**Given task**
Nothing but the lines from the top of the data to the line holding "(0,0) rectangle (640,325);" should be printed, word for word and both ends included; leave the pictures out.

**Collected data**
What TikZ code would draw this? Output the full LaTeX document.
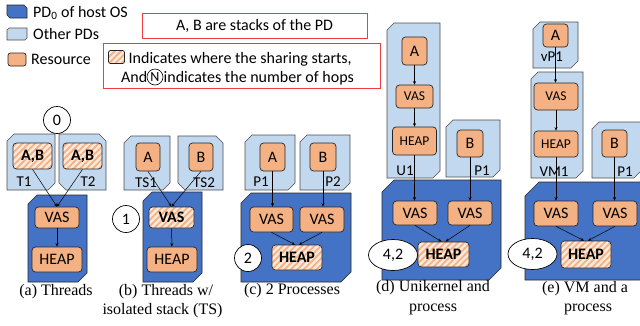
\documentclass[tikz,border=0pt]{standalone}
\usepackage{fontspec}
\setmainfont{Carlito}
\newfontfamily\capfont{Liberation Serif}
\usetikzlibrary{shapes.geometric,patterns.meta,arrows.meta}
\definecolor{pddark}{HTML}{4472C4}
\definecolor{pdlight}{HTML}{C2D8EF}
\definecolor{resfill}{HTML}{F4B183}
\definecolor{hatchbg}{HTML}{FCE9DC}
\definecolor{hatchfg}{HTML}{F4B183}
\definecolor{legred}{HTML}{F03C3C}
% snipped rectangle, corners top-left and bottom-right: style, x1, y1, x2, y2, chamfer
\newcommand{\snipNWSE}[6]{\path[#1] ({#2+#6},#3) -- (#4,#3) -- (#4,{#5-#6}) -- ({#4-#6},#5) -- (#2,#5) -- (#2,{#3+#6}) -- cycle;}
% snipped rectangle, corners top-right and bottom-left
\newcommand{\snipNESW}[6]{\path[#1] (#2,#3) -- ({#4-#6},#3) -- (#4,{#3+#6}) -- (#4,#5) -- ({#2+#6},#5) -- (#2,{#5-#6}) -- cycle;}
\tikzset{
  pdl/.style={draw=black!70, line width=0.6pt, fill=pdlight},
  pdh/.style={draw=black!85, line width=0.6pt, fill=pddark},
  res/.style={draw=black!85, line width=0.7pt, fill=resfill, rounded corners=3.5pt, inner sep=0pt,
    font=\fontsize{16}{18}\selectfont},
  ressmall/.style={res, font=\fontsize{13.5}{15}\selectfont},
  shared/.style={draw=black!85, line width=0.7pt, rounded corners=3.5pt, inner sep=0pt,
    preaction={fill=hatchbg}, pattern={Lines[angle=45,distance=4.5pt,line width=1.8pt]}, pattern color=hatchfg,
    font=\bfseries\fontsize{16}{18}\selectfont},
  arr/.style={-{Stealth[length=3.5pt,width=3pt]}, line width=0.5pt, black},
  hop/.style={circle, draw=black, line width=0.7pt, fill=white, minimum size=27pt, inner sep=0pt,
    font=\fontsize{16}{18}\selectfont},
  hopell/.style={ellipse, draw=black, line width=0.7pt, fill=white, minimum width=49pt, minimum height=31pt,
    inner sep=0pt, font=\fontsize{16}{18}\selectfont},
  lab/.style={inner sep=0pt, font=\fontsize{15}{17}\selectfont},
  leg/.style={inner sep=0pt, font=\fontsize{16}{18}\selectfont},
  captxt/.style={inner sep=0pt, font=\capfont\fontsize{16}{18}\selectfont},
  redbox/.style={draw=legred, line width=0.8pt, inner sep=0pt},
}
\begin{document}
\begin{tikzpicture}[x=1pt,y=-1pt]
\useasboundingbox (0,0) rectangle (640,325);

% ---------- legend ----------
\snipNESW{pdh}{7}{5}{27}{18}{3}
\node[leg, anchor=west] (legdt) at (33,13) {PD\textsubscript{0} of host OS};
\snipNWSE{pdl}{7}{28}{27}{40}{2}
\node[leg, anchor=west] (leglt) at (33,34) {Other PDs};
\node[res, rounded corners=2.5pt, minimum width=18pt, minimum height=13pt] (legr) at (17,59.5) {};
\node[leg, anchor=west] (legrt) at (31,59) {Resource};

\node[redbox, minimum width=225pt, minimum height=25pt, font=\fontsize{16}{18}\selectfont] (rb1) at (254.5,25.5) {A, B are stacks of the PD};
\node[redbox, minimum width=277pt, minimum height=45pt] (rb2) at (241.5,65.5) {};
\node[shared, rounded corners=2pt, minimum width=16pt, minimum height=13pt] (legh) at (116.5,57) {};
\node[leg, anchor=base west] (l1) at (128.5,63.5) {Indicates where the sharing starts,};
\node[leg, anchor=base west] (l2a) at (121,82.5) {And};
\node[circle, draw=black, line width=0.6pt, minimum size=16pt, inner sep=0pt, font=\fontsize{14}{16}\selectfont] (legn) at (155,77) {N};
\node[leg, anchor=base west] (l2b) at (163.5,82.5) {indicates the number of hops};

% ---------- (a) Threads ----------
\snipNWSE{pdl}{7}{134}{55}{190}{7}
\snipNESW{pdl}{59}{134}{106}{190}{7}
\snipNWSE{pdh}{28}{195}{87}{282}{9}
\node[shared,minimum width=39pt,minimum height=26pt] (ABa1) at (32.5,156) {A,B};
\node[shared,minimum width=39pt,minimum height=26pt] (ABa2) at (82.5,156) {A,B};
\node[res,minimum width=44pt,minimum height=21pt] (VASa) at (57,217.5) {VAS};
\node[res,minimum width=50pt,minimum height=25pt] (HEAPa) at (57,259.5) {HEAP};
\node[lab] (T1l) at (24,182) {T1};
\node[lab] (T2l) at (88,182) {T2};
\node[hop] (h0) at (57,120) {0};
\node[captxt] (capa) at (56,292) {(a) Threads};
\draw[arr] (ABa1.south) -- (VASa.north);
\draw[arr] (ABa2.south) -- (VASa.north);
\draw[arr] (VASa) -- (HEAPa);

% ---------- (b) Threads w/ isolated stack ----------
\snipNWSE{pdl}{124}{136}{170}{190}{7}
\snipNESW{pdl}{178}{136}{223}{190}{7}
\snipNWSE{pdh}{143}{192}{202}{282}{9}
\node[res,minimum width=24pt,minimum height=28pt] (Ab) at (148,157) {A};
\node[res,minimum width=24pt,minimum height=28pt] (Bb) at (201,157) {B};
\node[shared,minimum width=45pt,minimum height=21pt] (VASb) at (171.5,217.5) {VAS};
\node[res,minimum width=50pt,minimum height=25pt] (HEAPb) at (172,259.5) {HEAP};
\node[lab] (TS1l) at (146,183) {TS1};
\node[lab] (TS2l) at (204,183) {TS2};
\node[hop] (h1) at (126,219) {1};
\node[captxt] (capb1) at (166,292) {(b) Threads w/};
\node[captxt] (capb2) at (162.5,311) {isolated stack (TS)};
\draw[arr] (Ab.south) -- (VASb.north);
\draw[arr] (Bb.south) -- (VASb.north);
\draw[arr] (VASb) -- (HEAPb);

% ---------- (c) 2 Processes ----------
\snipNWSE{pdl}{245}{135}{295}{190}{7}
\snipNWSE{pdl}{300}{135}{350}{190}{7}
\snipNWSE{pdh}{241}{193}{351}{282}{10}
\node[res,minimum width=25pt,minimum height=28pt] (Ac) at (272.5,157) {A};
\node[res,minimum width=26pt,minimum height=28pt] (Bc) at (323,157) {B};
\node[res,minimum width=43pt,minimum height=25pt] (VASc1) at (271.5,219.5) {VAS};
\node[res,minimum width=44pt,minimum height=25pt] (VASc2) at (322,219.5) {VAS};
\node[shared,minimum width=50pt,minimum height=25pt] (HEAPc) at (297,257.5) {HEAP};
\node[lab] (P1cl) at (261,182) {P1};
\node[lab] (P2cl) at (333,182) {P2};
\node[hop] (h2) at (248,258) {2};
\node[captxt] (capc) at (292,291) {(c) 2 Processes};
\draw[arr] (Ac.south) -- (Ac.south |- VASc1.north);
\draw[arr] (Bc.south) -- (Bc.south |- VASc2.north);
\draw[arr] (VASc1.south) -- ([xshift=-2pt]HEAPc.north);
\draw[arr] (VASc2.south) -- ([xshift=2pt]HEAPc.north);

% ---------- (d) Unikernel and process ----------
\snipNWSE{pdl}{387}{23}{440}{178}{7}
\snipNWSE{pdl}{446}{120}{500}{177}{7}
\snipNWSE{pdh}{382}{180}{501}{280}{12}
\node[res,minimum width=25pt,minimum height=28pt] (Ad) at (414.5,51) {A};
\node[ressmall,minimum width=37pt,minimum height=23pt] (VASu) at (414.5,96.5) {VAS};
\node[ressmall,minimum width=44pt,minimum height=28pt] (HEAPu) at (414.5,141) {HEAP};
\node[res,minimum width=26pt,minimum height=27pt] (Bd) at (470,143.5) {B};
\node[res,minimum width=44pt,minimum height=24pt] (VASd1) at (415,213) {VAS};
\node[res,minimum width=44pt,minimum height=24pt] (VASd2) at (470,213) {VAS};
\node[shared,minimum width=51pt,minimum height=25pt] (HEAPd) at (443.5,254.5) {HEAP};
\node[lab] (U1l) at (405,171) {U1};
\node[lab] (P1dl) at (482,171) {P1};
\node[hopell] (h42d) at (393,255) {4,2};
\node[captxt] (capd1) at (433,288) {(d) Unikernel and};
\node[captxt] (capd2) at (433,309) {process};
\draw[arr] (Ad) -- (VASu);
\draw[arr] (VASu) -- (HEAPu);
\draw[arr] (HEAPu.south) -- (HEAPu.south |- VASd1.north);
\draw[arr] (Bd.south) -- (Bd.south |- VASd2.north);
\draw[arr] (VASd1.south) -- ([xshift=-2pt]HEAPd.north);
\draw[arr] (VASd2.south) -- ([xshift=2pt]HEAPd.north);

% ---------- (e) VM and a process ----------
\snipNWSE{pdl}{533}{22}{578}{68}{7}
\snipNWSE{pdl}{531}{72}{583}{178}{7}
\snipNWSE{pdl}{592}{122}{641}{178}{7}
\snipNWSE{pdh}{525}{182}{660}{280}{14}
\node[res,minimum width=25pt,minimum height=23pt] (Ae) at (555.5,35.5) {A};
\node[ressmall,minimum width=44pt,minimum height=27pt] (VASv) at (556,96.5) {VAS};
\node[ressmall,minimum width=44pt,minimum height=26pt] (HEAPv) at (556,144) {HEAP};
\node[res,minimum width=25pt,minimum height=27pt] (Be) at (614.5,143.5) {B};
\node[res,minimum width=44pt,minimum height=25pt] (VASe1) at (556,213.5) {VAS};
\node[res,minimum width=44pt,minimum height=25pt] (VASe2) at (615,213.5) {VAS};
\node[shared,minimum width=50pt,minimum height=27pt] (HEAPe) at (586,254.5) {HEAP};
\node[lab] (vP1l) at (552,57) {vP1};
\node[lab] (VM1l) at (554,172) {VM1};
\node[lab] (P1el) at (625,172) {P1};
\node[hopell] (h42e) at (532.5,254) {4,2};
\node[captxt] (cape1) at (585,289) {(e) VM and a};
\node[captxt] (cape2) at (588,309) {process};
\draw[arr] (Ae.south) -- (Ae.south |- VASv.north);
\draw[arr] (VASv) -- (HEAPv);
\draw[arr] (HEAPv.south) -- (HEAPv.south |- VASe1.north);
\draw[arr] (Be.south) -- (Be.south |- VASe2.north);
\draw[arr] (VASe1.south) -- ([xshift=-2pt]HEAPe.north);
\draw[arr] (VASe2.south) -- ([xshift=2pt]HEAPe.north);
\end{tikzpicture}
\end{document}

**Final answer**
What TikZ code would draw this? Output the full LaTeX document.
\documentclass[tikz,border=0pt]{standalone}
\usepackage{fontspec}
\setmainfont{Carlito}
\newfontfamily\capfont{Liberation Serif}
\usetikzlibrary{shapes.geometric,patterns.meta,arrows.meta}
\definecolor{pddark}{HTML}{4472C4}
\definecolor{pdlight}{HTML}{C2D8EF}
\definecolor{resfill}{HTML}{F4B183}
\definecolor{hatchbg}{HTML}{FCE9DC}
\definecolor{hatchfg}{HTML}{F4B183}
\definecolor{legred}{HTML}{F03C3C}
% snipped rectangle, corners top-left and bottom-right: style, x1, y1, x2, y2, chamfer
\newcommand{\snipNWSE}[6]{\path[#1] ({#2+#6},#3) -- (#4,#3) -- (#4,{#5-#6}) -- ({#4-#6},#5) -- (#2,#5) -- (#2,{#3+#6}) -- cycle;}
% snipped rectangle, corners top-right and bottom-left
\newcommand{\snipNESW}[6]{\path[#1] (#2,#3) -- ({#4-#6},#3) -- (#4,{#3+#6}) -- (#4,#5) -- ({#2+#6},#5) -- (#2,{#5-#6}) -- cycle;}
\tikzset{
  pdl/.style={draw=black!70, line width=0.6pt, fill=pdlight},
  pdh/.style={draw=black!85, line width=0.6pt, fill=pddark},
  res/.style={draw=black!85, line width=0.7pt, fill=resfill, rounded corners=3.5pt, inner sep=0pt,
    font=\fontsize{16}{18}\selectfont},
  ressmall/.style={res, font=\fontsize{13.5}{15}\selectfont},
  shared/.style={draw=black!85, line width=0.7pt, rounded corners=3.5pt, inner sep=0pt,
    preaction={fill=hatchbg}, pattern={Lines[angle=45,distance=4.5pt,line width=1.8pt]}, pattern color=hatchfg,
    font=\bfseries\fontsize{16}{18}\selectfont},
  arr/.style={-{Stealth[length=3.5pt,width=3pt]}, line width=0.5pt, black},
  hop/.style={circle, draw=black, line width=0.7pt, fill=white, minimum size=27pt, inner sep=0pt,
    font=\fontsize{16}{18}\selectfont},
  hopell/.style={ellipse, draw=black, line width=0.7pt, fill=white, minimum width=49pt, minimum height=31pt,
    inner sep=0pt, font=\fontsize{16}{18}\selectfont},
  lab/.style={inner sep=0pt, font=\fontsize{15}{17}\selectfont},
  leg/.style={inner sep=0pt, font=\fontsize{16}{18}\selectfont},
  captxt/.style={inner sep=0pt, font=\capfont\fontsize{16}{18}\selectfont},
  redbox/.style={draw=legred, line width=0.8pt, inner sep=0pt},
}
\begin{document}
\begin{tikzpicture}[x=1pt,y=-1pt]
\useasboundingbox (0,0) rectangle (640,325);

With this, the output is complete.